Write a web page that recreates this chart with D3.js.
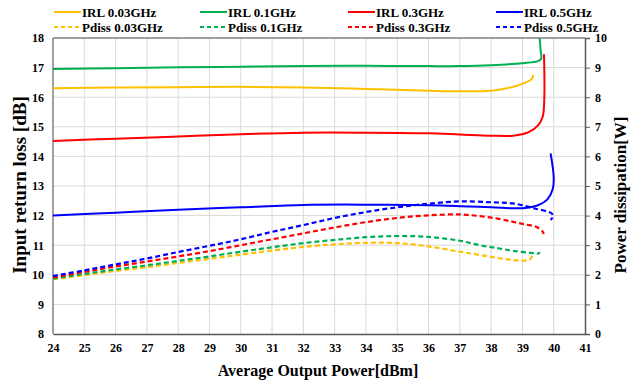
<!DOCTYPE html>
<html>
<head>
<meta charset="utf-8">
<script src="https://cdn.jsdelivr.net/npm/d3@7"></script>
<style>
  body { margin: 0; background: #fff; }
  text { font-family: "Liberation Serif", "Times New Roman", serif; font-weight: bold; }
</style>
</head>
<body>
<svg id="chart"></svg>
<script>
// x ticks / y ticks
const xTicks = d3.range(24, 42);
const irlTicks = d3.range(8, 19);
const pdTicks = d3.range(0, 11);

// IRL series [dBm, dB]
const irl003 = [[24,16.3],[26,16.33],[28,16.34],[30,16.35],[32,16.33],[34,16.28],[36,16.22],[37,16.2],[38,16.22],[38.5,16.3],[39,16.45],[39.3,16.62],[39.34,16.75]];
const irl01 = [[24,16.95],[26,16.98],[28,17.01],[30,17.03],[32,17.05],[34,17.06],[36,17.05],[37,17.05],[38,17.08],[39,17.15],[39.5,17.22],[39.6,17.3],[39.58,17.6],[39.55,18.0]];
const irl03 = [[24,14.52],[26,14.6],[28,14.67],[30,14.75],[32,14.8],[34,14.8],[36,14.78],[37,14.74],[38,14.7],[38.7,14.7],[39.2,14.82],[39.5,15.05],[39.65,15.35],[39.7,16],[39.69,17.45]];
const irl05 = [[24,12.0],[26,12.1],[28,12.2],[30,12.28],[32,12.36],[34,12.37],[36,12.35],[37,12.32],[38,12.28],[39,12.25],[39.5,12.35],[39.8,12.55],[39.97,12.9],[40,13.3],[39.9,14.1]];

// Pdiss series [dBm, W]
const pd003 = [[24,1.85],[25,1.99],[26,2.13],[27,2.26],[28,2.4],[29,2.54],[30,2.68],[31,2.82],[32,2.94],[33,3.03],[34,3.08],[35,3.07],[36,2.96],[37,2.78],[37.64,2.67],[38.2,2.57],[38.7,2.5],[39.1,2.48],[39.24,2.52],[39.35,2.73]];
const pd01 = [[24,1.87],[25,2.03],[26,2.18],[27,2.32],[28,2.47],[29,2.62],[30,2.78],[31,2.93],[32,3.07],[33,3.18],[34,3.27],[35,3.31],[36,3.28],[37,3.15],[37.64,3.0],[38.2,2.9],[38.7,2.81],[39.35,2.73],[39.5,2.72],[39.56,2.76]];
const pd03 = [[24,1.91],[25,2.1],[26,2.28],[27,2.45],[28,2.62],[29,2.8],[30,3.0],[31,3.2],[32,3.4],[33,3.6],[34,3.78],[35,3.92],[36,4.01],[37,4.04],[37.64,3.98],[38.2,3.9],[38.7,3.79],[39.1,3.7],[39.44,3.62],[39.65,3.46],[39.68,3.38]];
const pd05 = [[24,1.96],[25,2.15],[26,2.35],[27,2.55],[28,2.77],[29,2.98],[30,3.2],[31,3.45],[32,3.68],[33,3.92],[34,4.12],[35,4.28],[36,4.4],[37,4.48],[38,4.45],[38.7,4.41],[39.35,4.25],[39.93,4.08],[39.98,3.98],[39.9,3.85]];

const legendLabels = ["IRL 0.03GHz","IRL 0.1GHz","IRL 0.3GHz","IRL 0.5GHz","Pdiss 0.03GHz","Pdiss 0.1GHz","Pdiss 0.3GHz","Pdiss 0.5GHz"];
const colors = ["#FFC000","#00B050","#FF0000","#0000FF"];

const width = 632, height = 385;
const m = {left: 53, right: 585, top: 38, bottom: 334};

const svg = d3.select('#chart').attr('width', width).attr('height', height);

const x = d3.scaleLinear().domain([24, 41]).range([m.left, m.right]);
const yL = d3.scaleLinear().domain([8, 18]).range([m.bottom, m.top]);
const yR = d3.scaleLinear().domain([0, 10]).range([m.bottom, m.top]);

// grid
svg.append('g').selectAll('line').data(xTicks.slice(1, -1)).enter().append('line')
    .attr('x1', d => x(d)).attr('x2', d => x(d))
    .attr('y1', m.top).attr('y2', m.bottom)
    .attr('stroke', '#d9d9d9').attr('stroke-width', 1);
svg.append('g').selectAll('line').data(irlTicks.slice(1, -1)).enter().append('line')
    .attr('x1', m.left).attr('x2', m.right)
    .attr('y1', d => yL(d)).attr('y2', d => yL(d))
    .attr('stroke', '#d9d9d9').attr('stroke-width', 1);

// frame
svg.append('line').attr('x1', m.left).attr('x2', m.right).attr('y1', m.top).attr('y2', m.top)
    .attr('stroke', '#404040').attr('stroke-width', 1.2);
svg.append('line').attr('x1', m.left).attr('x2', m.left).attr('y1', m.top).attr('y2', m.bottom)
    .attr('stroke', '#808080').attr('stroke-width', 1.5);

// axes
const xAxis = svg.append('g').attr('transform', `translate(0,${m.bottom})`)
    .call(d3.axisBottom(x).tickValues(xTicks).tickSize(0).tickPadding(9));
xAxis.select('.domain').attr('stroke', '#595959').attr('stroke-width', 1.5);

const leftAxis = svg.append('g').attr('transform', `translate(${m.left},0)`)
    .call(d3.axisLeft(yL).tickValues(irlTicks).tickSize(0).tickPadding(9));
leftAxis.select('.domain').remove();

const rightAxis = svg.append('g').attr('transform', `translate(${m.right},0)`)
    .call(d3.axisRight(yR).tickValues(pdTicks).tickSize(5).tickPadding(5));
rightAxis.select('.domain').attr('stroke', '#595959').attr('stroke-width', 1.5);
rightAxis.selectAll('.tick line').attr('stroke', '#595959');

svg.selectAll('.tick text').attr('font-size', 12).attr('fill', '#000')
    .attr('font-family', '"Liberation Serif", serif').attr('font-weight', 'bold');

// axis titles
svg.append('text').attr('x', 318).attr('y', 376).attr('text-anchor', 'middle')
    .attr('font-size', 16).text('Average Output Power[dBm]');
svg.append('text').attr('transform', 'translate(26,185) rotate(-90)').attr('text-anchor', 'middle')
    .attr('font-size', 19).text('Input return loss [dB]');
svg.append('text').attr('transform', 'translate(626,195) rotate(-90)').attr('text-anchor', 'middle')
    .attr('font-size', 17).text('Power dissipation[W]');

// curves
const lineL = d3.line().x(d => x(d[0])).y(d => yL(d[1])).curve(d3.curveCatmullRom.alpha(0.5));
const lineR = d3.line().x(d => x(d[0])).y(d => yR(d[1])).curve(d3.curveCatmullRom.alpha(0.5));

[pd003, pd01, pd03, pd05].forEach((s, i) => {
    svg.append('path').datum(s).attr('d', lineR)
        .attr('fill', 'none').attr('stroke', colors[i]).attr('stroke-width', 2.2)
        .attr('stroke-dasharray', '5,3');
});
[irl003, irl01, irl03, irl05].forEach((s, i) => {
    svg.append('path').datum(s).attr('d', lineL)
        .attr('fill', 'none').attr('stroke', colors[i]).attr('stroke-width', 2);
});

// legend
const legX = [54, 200, 348, 496];
legendLabels.forEach((lab, i) => {
    const col = i % 4, row = Math.floor(i / 4);
    const ly = 12 + row * 15;
    const g = svg.append('g');
    g.append('line').attr('x1', legX[col]).attr('x2', legX[col] + 27)
        .attr('y1', ly).attr('y2', ly)
        .attr('stroke', colors[col]).attr('stroke-width', 2)
        .attr('stroke-dasharray', row ? '4,3' : null);
    g.append('text').attr('x', legX[col] + 28).attr('y', ly + 4.5)
        .attr('font-size', 13).text(lab);
});
</script>
</body>
</html>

#####

Pictures excluded, repeat exactly the lines from the top of the material through the line with "const pdTicks = d3.range(0, 11);", including both of those lines.

### SOLUTION TO THIS PROBLEM:
Write a web page that recreates this chart with D3.js.
<!DOCTYPE html>
<html>
<head>
<meta charset="utf-8">
<script src="https://cdn.jsdelivr.net/npm/d3@7"></script>
<style>
  body { margin: 0; background: #fff; }
  text { font-family: "Liberation Serif", "Times New Roman", serif; font-weight: bold; }
</style>
</head>
<body>
<svg id="chart"></svg>
<script>
// x ticks / y ticks
const xTicks = d3.range(24, 42);
const irlTicks = d3.range(8, 19);
const pdTicks = d3.range(0, 11);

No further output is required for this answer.